Portfolio margin has offsets for trading SPY vs SPX. They are hedged at a ratio of 10 to 1. You can also use the ES contact to hedge SPX but you receive no margin offset.
I second that - I have not seen any significant (arbable) differences between SPY, SPX and ES ever. There are some financing differences and dividend treatment is a touch different, but all of that is taken into account, all three are super-liquid. If there is any sort of "arb" (at least in statistical sense), it's in the options on the levered ETFs on S&P. PS. In general, academic papers relating the market opportunities (not models, but actual market conditions) are barely worth the bytes required to transfer it across. PPS. And no, THE most liquid options are, of course, KOSPI
My question was rhetorical. My point was that I constantly see new traders ask about SPX vs SPY or ES. If they are asking the question then they are not running their own vol surface analysis and therefore don't really know what a fair price is for an SPX options because the spread is wide. They need to stick to ES or SPY for narrow spreads and direct hedging.
These are fungible underlyings, so you can trade a SPY or SPX option and hedge it with ES futures. Plus, an options trader that does not delta hedge is still an options trader, the key difference is that one is trading volatility and the other is trading terminal distribution (there are good reasons to do either).
+1 I put small size on and I don't delta hedge... the delta in my position is part of my desired expression.... there is an unknown cost to isolating volatility out of spreads with dynamic delta hedging.

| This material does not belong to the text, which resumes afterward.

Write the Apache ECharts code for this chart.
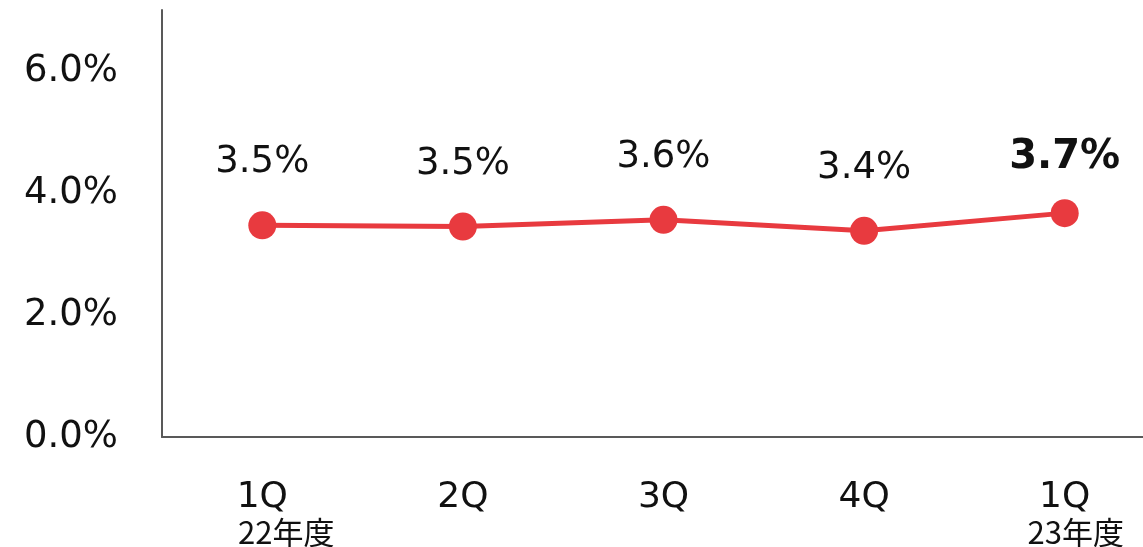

Ugh, me try be more clear this time. If you knew the answer to my rhetorical question, the question was not meant for you. Exactly which retail broker is giving 1 for 1 margin relief on SPX options hedged with ES? I didn't just mention delta hedging, I was referring to any use of the underlying for any reason whatsoever. Although you are very intelligent and I go out of my way to read what you post, I am guessing you have not had much direct contact with newbie retail option traders. It is an easy bet that someone new to option trading asking about SPX vs. ES or SPY is most likely selling OTM ICs and doesn't think they need an underlying to trade options, thus gambling.
is it really? I never traded Kospi listed or listed lookalike? I traded some var. Would normally trade NKY in Asia.
Listed are super-liquid, i will look up volumes tomorrow but it's something like twice the ADV of S&P and SPY combined. An interesting fact is that the options are more liquid then the underlying itself (the futures), because of the retail participation in the options market.
Classic ET! Who cares about quality of execution, its the commission that is the most expensive portion of the trade. Too funny.